Problem to solve: Without the images, write out the whole listing exactly.
◆ ◆ ◆
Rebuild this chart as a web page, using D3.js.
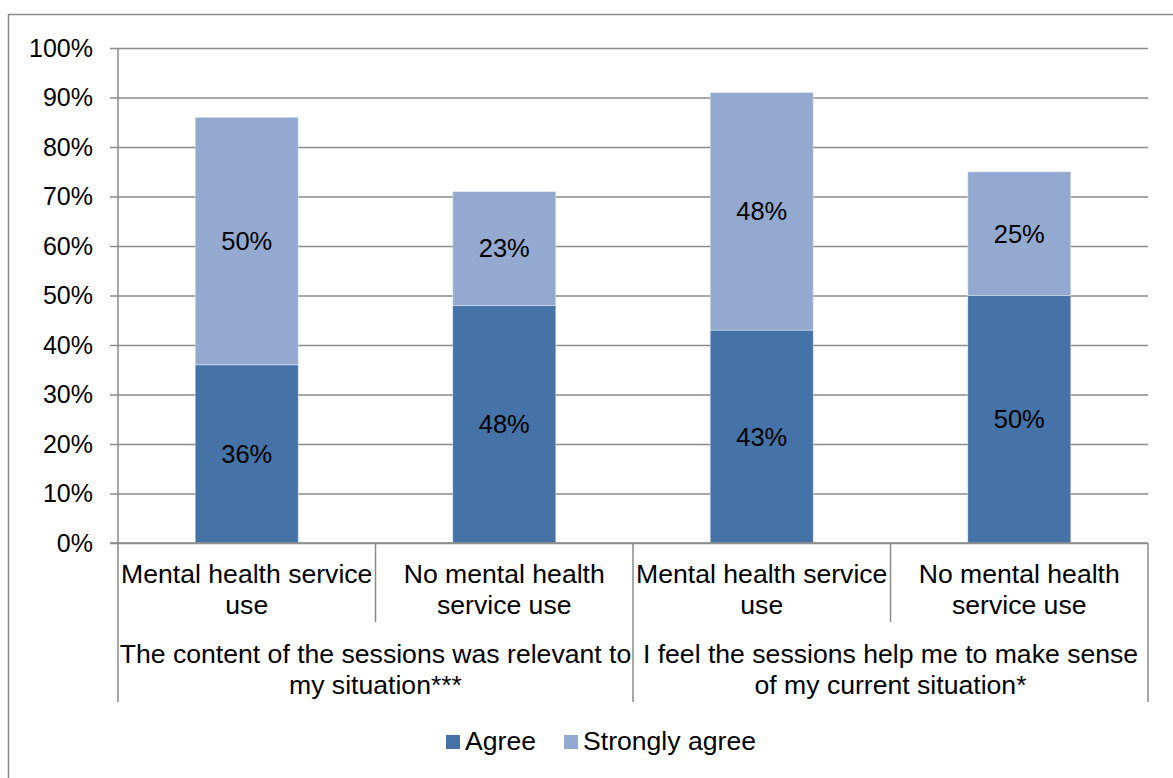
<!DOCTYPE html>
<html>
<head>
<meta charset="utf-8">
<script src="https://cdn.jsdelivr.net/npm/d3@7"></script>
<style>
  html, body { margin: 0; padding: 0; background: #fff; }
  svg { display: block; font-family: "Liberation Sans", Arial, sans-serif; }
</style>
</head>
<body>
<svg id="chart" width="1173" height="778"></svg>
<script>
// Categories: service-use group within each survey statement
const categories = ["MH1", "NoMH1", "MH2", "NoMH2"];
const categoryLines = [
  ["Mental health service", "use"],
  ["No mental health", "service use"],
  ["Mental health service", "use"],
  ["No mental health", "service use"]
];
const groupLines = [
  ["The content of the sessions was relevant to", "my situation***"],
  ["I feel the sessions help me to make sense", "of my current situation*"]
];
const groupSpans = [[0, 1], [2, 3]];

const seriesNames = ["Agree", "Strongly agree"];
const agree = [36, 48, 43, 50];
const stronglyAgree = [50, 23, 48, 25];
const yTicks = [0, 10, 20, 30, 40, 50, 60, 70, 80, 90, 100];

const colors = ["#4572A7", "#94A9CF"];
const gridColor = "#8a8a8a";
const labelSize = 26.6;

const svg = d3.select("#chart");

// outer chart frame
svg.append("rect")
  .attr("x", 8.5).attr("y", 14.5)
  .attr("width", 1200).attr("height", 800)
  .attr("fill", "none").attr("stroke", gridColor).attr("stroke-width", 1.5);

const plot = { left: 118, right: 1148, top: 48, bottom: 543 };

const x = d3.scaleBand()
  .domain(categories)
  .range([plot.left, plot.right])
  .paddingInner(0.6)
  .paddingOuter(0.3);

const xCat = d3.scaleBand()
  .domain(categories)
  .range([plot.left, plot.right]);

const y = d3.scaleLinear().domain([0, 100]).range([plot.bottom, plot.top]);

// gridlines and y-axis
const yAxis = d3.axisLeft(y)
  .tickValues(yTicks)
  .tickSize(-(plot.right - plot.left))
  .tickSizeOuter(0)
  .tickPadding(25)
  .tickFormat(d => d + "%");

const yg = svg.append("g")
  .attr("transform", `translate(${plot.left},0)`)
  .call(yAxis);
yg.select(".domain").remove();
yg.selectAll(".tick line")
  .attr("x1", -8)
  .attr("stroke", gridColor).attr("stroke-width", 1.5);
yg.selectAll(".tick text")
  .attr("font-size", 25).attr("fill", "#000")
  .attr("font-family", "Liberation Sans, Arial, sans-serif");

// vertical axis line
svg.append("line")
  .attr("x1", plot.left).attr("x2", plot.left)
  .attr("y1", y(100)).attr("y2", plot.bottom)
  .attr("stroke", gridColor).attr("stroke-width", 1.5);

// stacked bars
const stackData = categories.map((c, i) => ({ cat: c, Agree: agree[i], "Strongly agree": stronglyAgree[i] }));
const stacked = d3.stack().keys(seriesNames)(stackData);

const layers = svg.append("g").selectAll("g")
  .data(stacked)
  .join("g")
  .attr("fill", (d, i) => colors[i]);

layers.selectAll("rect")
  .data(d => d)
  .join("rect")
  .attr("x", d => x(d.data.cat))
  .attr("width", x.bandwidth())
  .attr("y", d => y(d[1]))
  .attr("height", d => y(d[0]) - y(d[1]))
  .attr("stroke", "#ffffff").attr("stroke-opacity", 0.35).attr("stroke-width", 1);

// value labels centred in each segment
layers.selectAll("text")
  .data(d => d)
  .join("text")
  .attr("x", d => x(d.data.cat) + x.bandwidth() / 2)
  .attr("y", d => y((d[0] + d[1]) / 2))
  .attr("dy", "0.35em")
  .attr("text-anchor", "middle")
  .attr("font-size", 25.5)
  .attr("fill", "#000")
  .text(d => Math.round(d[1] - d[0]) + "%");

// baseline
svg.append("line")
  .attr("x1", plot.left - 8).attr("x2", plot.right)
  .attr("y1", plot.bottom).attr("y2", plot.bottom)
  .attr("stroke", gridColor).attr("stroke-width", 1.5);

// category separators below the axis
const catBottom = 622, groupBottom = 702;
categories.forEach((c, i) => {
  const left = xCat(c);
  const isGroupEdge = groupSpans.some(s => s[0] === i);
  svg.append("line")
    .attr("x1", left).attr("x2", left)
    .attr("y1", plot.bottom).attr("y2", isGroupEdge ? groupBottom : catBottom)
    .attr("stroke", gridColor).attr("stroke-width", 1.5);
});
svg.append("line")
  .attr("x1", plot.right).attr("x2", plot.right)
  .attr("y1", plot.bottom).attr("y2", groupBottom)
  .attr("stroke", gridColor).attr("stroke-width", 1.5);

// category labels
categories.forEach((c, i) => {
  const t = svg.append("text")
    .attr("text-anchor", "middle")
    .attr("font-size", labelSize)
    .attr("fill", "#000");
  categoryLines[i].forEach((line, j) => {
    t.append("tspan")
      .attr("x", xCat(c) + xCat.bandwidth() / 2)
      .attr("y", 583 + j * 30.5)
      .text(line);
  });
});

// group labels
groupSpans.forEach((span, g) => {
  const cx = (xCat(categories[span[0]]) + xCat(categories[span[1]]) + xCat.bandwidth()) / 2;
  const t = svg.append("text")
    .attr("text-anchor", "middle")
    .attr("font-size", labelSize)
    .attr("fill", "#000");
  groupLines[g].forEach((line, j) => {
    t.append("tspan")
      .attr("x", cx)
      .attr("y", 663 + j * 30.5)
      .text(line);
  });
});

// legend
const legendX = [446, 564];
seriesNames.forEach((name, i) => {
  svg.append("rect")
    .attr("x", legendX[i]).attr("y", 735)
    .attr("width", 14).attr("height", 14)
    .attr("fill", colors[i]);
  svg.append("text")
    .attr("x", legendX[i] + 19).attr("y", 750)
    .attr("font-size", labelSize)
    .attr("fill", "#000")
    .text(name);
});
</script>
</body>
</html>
◆ ◆ ◆
Reply to the exercise:
Rebuild this chart as a web page, using D3.js.
<!DOCTYPE html>
<html>
<head>
<meta charset="utf-8">
<script src="https://cdn.jsdelivr.net/npm/d3@7"></script>
<style>
  html, body { margin: 0; padding: 0; background: #fff; }
  svg { display: block; font-family: "Liberation Sans", Arial, sans-serif; }
</style>
</head>
<body>
<svg id="chart" width="1173" height="778"></svg>
<script>
// Categories: service-use group within each survey statement
const categories = ["MH1", "NoMH1", "MH2", "NoMH2"];
const categoryLines = [
  ["Mental health service", "use"],
  ["No mental health", "service use"],
  ["Mental health service", "use"],
  ["No mental health", "service use"]
];
const groupLines = [
  ["The content of the sessions was relevant to", "my situation***"],
  ["I feel the sessions help me to make sense", "of my current situation*"]
];
const groupSpans = [[0, 1], [2, 3]];

const seriesNames = ["Agree", "Strongly agree"];
const agree = [36, 48, 43, 50];
const stronglyAgree = [50, 23, 48, 25];
const yTicks = [0, 10, 20, 30, 40, 50, 60, 70, 80, 90, 100];

const colors = ["#4572A7", "#94A9CF"];
const gridColor = "#8a8a8a";
const labelSize = 26.6;

const svg = d3.select("#chart");

// outer chart frame
svg.append("rect")
  .attr("x", 8.5).attr("y", 14.5)
  .attr("width", 1200).attr("height", 800)
  .attr("fill", "none").attr("stroke", gridColor).attr("stroke-width", 1.5);

const plot = { left: 118, right: 1148, top: 48, bottom: 543 };

const x = d3.scaleBand()
  .domain(categories)
  .range([plot.left, plot.right])
  .paddingInner(0.6)
  .paddingOuter(0.3);

const xCat = d3.scaleBand()
  .domain(categories)
  .range([plot.left, plot.right]);

const y = d3.scaleLinear().domain([0, 100]).range([plot.bottom, plot.top]);

// gridlines and y-axis
const yAxis = d3.axisLeft(y)
  .tickValues(yTicks)
  .tickSize(-(plot.right - plot.left))
  .tickSizeOuter(0)
  .tickPadding(25)
  .tickFormat(d => d + "%");

const yg = svg.append("g")
  .attr("transform", `translate(${plot.left},0)`)
  .call(yAxis);
yg.select(".domain").remove();
yg.selectAll(".tick line")
  .attr("x1", -8)
  .attr("stroke", gridColor).attr("stroke-width", 1.5);
yg.selectAll(".tick text")
  .attr("font-size", 25).attr("fill", "#000")
  .attr("font-family", "Liberation Sans, Arial, sans-serif");

// vertical axis line
svg.append("line")
  .attr("x1", plot.left).attr("x2", plot.left)
  .attr("y1", y(100)).attr("y2", plot.bottom)
  .attr("stroke", gridColor).attr("stroke-width", 1.5);

// stacked bars
const stackData = categories.map((c, i) => ({ cat: c, Agree: agree[i], "Strongly agree": stronglyAgree[i] }));
const stacked = d3.stack().keys(seriesNames)(stackData);

const layers = svg.append("g").selectAll("g")
  .data(stacked)
  .join("g")
  .attr("fill", (d, i) => colors[i]);

layers.selectAll("rect")
  .data(d => d)
  .join("rect")
  .attr("x", d => x(d.data.cat))
  .attr("width", x.bandwidth())
  .attr("y", d => y(d[1]))
  .attr("height", d => y(d[0]) - y(d[1]))
  .attr("stroke", "#ffffff").attr("stroke-opacity", 0.35).attr("stroke-width", 1);

// value labels centred in each segment
layers.selectAll("text")
  .data(d => d)
  .join("text")
  .attr("x", d => x(d.data.cat) + x.bandwidth() / 2)
  .attr("y", d => y((d[0] + d[1]) / 2))
  .attr("dy", "0.35em")
  .attr("text-anchor", "middle")
  .attr("font-size", 25.5)
  .attr("fill", "#000")
  .text(d => Math.round(d[1] - d[0]) + "%");

// baseline
svg.append("line")
  .attr("x1", plot.left - 8).attr("x2", plot.right)
  .attr("y1", plot.bottom).attr("y2", plot.bottom)
  .attr("stroke", gridColor).attr("stroke-width", 1.5);

// category separators below the axis
const catBottom = 622, groupBottom = 702;
categories.forEach((c, i) => {
  const left = xCat(c);
  const isGroupEdge = groupSpans.some(s => s[0] === i);
  svg.append("line")
    .attr("x1", left).attr("x2", left)
    .attr("y1", plot.bottom).attr("y2", isGroupEdge ? groupBottom : catBottom)
    .attr("stroke", gridColor).attr("stroke-width", 1.5);
});
svg.append("line")
  .attr("x1", plot.right).attr("x2", plot.right)
  .attr("y1", plot.bottom).attr("y2", groupBottom)
  .attr("stroke", gridColor).attr("stroke-width", 1.5);

// category labels
categories.forEach((c, i) => {
  const t = svg.append("text")
    .attr("text-anchor", "middle")
    .attr("font-size", labelSize)
    .attr("fill", "#000");
  categoryLines[i].forEach((line, j) => {
    t.append("tspan")
      .attr("x", xCat(c) + xCat.bandwidth() / 2)
      .attr("y", 583 + j * 30.5)
      .text(line);
  });
});

// group labels
groupSpans.forEach((span, g) => {
  const cx = (xCat(categories[span[0]]) + xCat(categories[span[1]]) + xCat.bandwidth()) / 2;
  const t = svg.append("text")
    .attr("text-anchor", "middle")
    .attr("font-size", labelSize)
    .attr("fill", "#000");
  groupLines[g].forEach((line, j) => {
    t.append("tspan")
      .attr("x", cx)
      .attr("y", 663 + j * 30.5)
      .text(line);
  });
});

// legend
const legendX = [446, 564];
seriesNames.forEach((name, i) => {
  svg.append("rect")
    .attr("x", legendX[i]).attr("y", 735)
    .attr("width", 14).attr("height", 14)
    .attr("fill", colors[i]);
  svg.append("text")
    .attr("x", legendX[i] + 19).attr("y", 750)
    .attr("font-size", labelSize)
    .attr("fill", "#000")
    .text(name);
});
</script>
</body>
</html>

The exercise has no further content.